Task statement:
Starting with the first line of the data below, copy each line up to and including the one containing "import pandas as pd". Pictures stay out.

|---|

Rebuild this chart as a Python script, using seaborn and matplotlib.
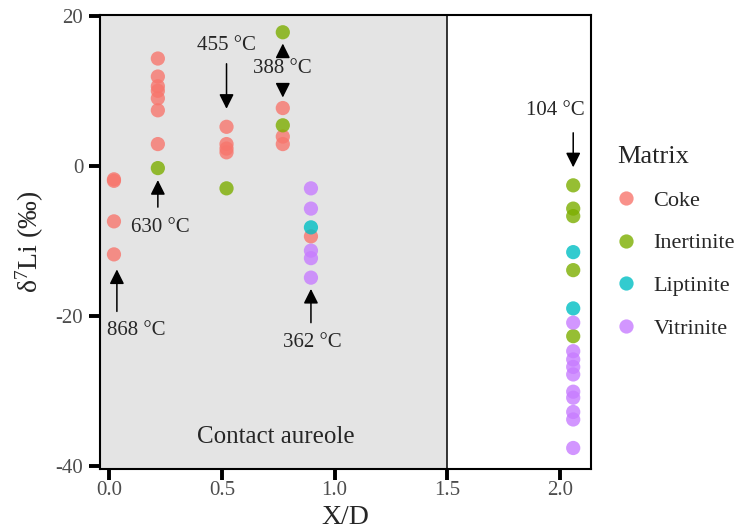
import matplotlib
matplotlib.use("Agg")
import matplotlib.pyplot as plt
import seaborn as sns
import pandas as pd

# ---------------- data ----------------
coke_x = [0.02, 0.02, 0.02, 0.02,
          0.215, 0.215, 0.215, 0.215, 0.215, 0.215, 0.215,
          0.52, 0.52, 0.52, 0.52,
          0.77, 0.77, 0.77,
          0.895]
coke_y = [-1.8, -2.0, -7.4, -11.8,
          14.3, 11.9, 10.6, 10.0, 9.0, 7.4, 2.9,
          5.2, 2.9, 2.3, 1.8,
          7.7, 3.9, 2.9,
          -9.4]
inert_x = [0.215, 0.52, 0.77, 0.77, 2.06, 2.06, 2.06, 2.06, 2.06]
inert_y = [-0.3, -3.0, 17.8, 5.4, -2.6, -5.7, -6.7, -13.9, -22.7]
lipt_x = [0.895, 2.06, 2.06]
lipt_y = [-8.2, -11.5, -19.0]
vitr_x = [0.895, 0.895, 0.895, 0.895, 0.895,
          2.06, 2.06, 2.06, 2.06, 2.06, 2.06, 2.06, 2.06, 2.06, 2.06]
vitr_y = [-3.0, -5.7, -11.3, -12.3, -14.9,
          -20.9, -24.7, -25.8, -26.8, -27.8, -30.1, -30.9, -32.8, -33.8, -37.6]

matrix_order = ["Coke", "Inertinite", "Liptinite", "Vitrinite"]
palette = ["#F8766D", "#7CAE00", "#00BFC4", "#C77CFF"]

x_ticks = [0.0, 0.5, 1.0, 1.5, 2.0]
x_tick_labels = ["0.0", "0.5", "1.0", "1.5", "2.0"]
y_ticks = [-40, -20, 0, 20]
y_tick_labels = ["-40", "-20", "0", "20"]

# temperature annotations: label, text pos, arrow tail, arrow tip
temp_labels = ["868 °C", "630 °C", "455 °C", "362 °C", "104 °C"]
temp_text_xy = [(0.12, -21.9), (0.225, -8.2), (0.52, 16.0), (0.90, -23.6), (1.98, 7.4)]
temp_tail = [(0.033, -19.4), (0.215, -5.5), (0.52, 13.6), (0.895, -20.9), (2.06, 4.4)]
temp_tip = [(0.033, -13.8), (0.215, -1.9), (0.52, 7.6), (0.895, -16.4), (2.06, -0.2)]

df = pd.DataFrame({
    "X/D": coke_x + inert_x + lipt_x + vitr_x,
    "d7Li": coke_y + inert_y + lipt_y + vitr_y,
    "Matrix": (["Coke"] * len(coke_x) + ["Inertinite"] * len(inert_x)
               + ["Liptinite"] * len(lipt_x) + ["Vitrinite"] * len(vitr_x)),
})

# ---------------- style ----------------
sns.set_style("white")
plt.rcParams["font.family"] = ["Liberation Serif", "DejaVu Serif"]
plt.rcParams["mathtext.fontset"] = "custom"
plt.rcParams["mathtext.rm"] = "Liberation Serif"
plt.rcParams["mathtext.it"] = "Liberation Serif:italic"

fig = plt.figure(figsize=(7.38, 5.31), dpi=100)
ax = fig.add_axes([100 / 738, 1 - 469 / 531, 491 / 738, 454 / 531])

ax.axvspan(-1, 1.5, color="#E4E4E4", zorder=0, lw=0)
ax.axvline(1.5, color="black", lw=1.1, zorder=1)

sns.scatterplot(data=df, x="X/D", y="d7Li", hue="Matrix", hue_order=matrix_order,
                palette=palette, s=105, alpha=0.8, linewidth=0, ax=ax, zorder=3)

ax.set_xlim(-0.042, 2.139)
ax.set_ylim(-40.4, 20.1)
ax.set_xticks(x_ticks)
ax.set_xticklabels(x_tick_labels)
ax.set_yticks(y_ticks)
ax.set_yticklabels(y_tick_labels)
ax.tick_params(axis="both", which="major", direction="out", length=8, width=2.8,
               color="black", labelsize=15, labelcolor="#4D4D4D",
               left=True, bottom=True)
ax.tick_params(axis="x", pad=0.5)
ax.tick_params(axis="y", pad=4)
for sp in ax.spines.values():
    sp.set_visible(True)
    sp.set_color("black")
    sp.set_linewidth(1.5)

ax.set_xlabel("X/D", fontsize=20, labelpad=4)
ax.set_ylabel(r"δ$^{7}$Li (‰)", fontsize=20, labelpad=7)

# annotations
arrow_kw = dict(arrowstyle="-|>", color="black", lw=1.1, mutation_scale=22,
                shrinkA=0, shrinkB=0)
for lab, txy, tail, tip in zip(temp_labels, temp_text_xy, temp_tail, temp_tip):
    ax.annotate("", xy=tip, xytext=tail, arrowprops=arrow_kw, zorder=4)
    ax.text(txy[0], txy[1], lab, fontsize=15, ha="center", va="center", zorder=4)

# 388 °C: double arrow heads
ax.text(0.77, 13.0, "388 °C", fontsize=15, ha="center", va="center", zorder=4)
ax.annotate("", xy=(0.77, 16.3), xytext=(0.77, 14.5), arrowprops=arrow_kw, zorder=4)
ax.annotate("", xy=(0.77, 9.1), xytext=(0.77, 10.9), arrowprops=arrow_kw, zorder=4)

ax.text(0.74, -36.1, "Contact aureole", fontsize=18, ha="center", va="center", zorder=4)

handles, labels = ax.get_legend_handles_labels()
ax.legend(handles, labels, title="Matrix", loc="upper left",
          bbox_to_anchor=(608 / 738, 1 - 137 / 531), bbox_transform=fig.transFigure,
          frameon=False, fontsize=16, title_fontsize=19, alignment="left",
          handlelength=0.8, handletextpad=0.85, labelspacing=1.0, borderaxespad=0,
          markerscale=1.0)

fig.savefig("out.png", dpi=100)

|---|

Task result:
Rebuild this chart as a Python script, using seaborn and matplotlib.
import matplotlib
matplotlib.use("Agg")
import matplotlib.pyplot as plt
import seaborn as sns
import pandas as pd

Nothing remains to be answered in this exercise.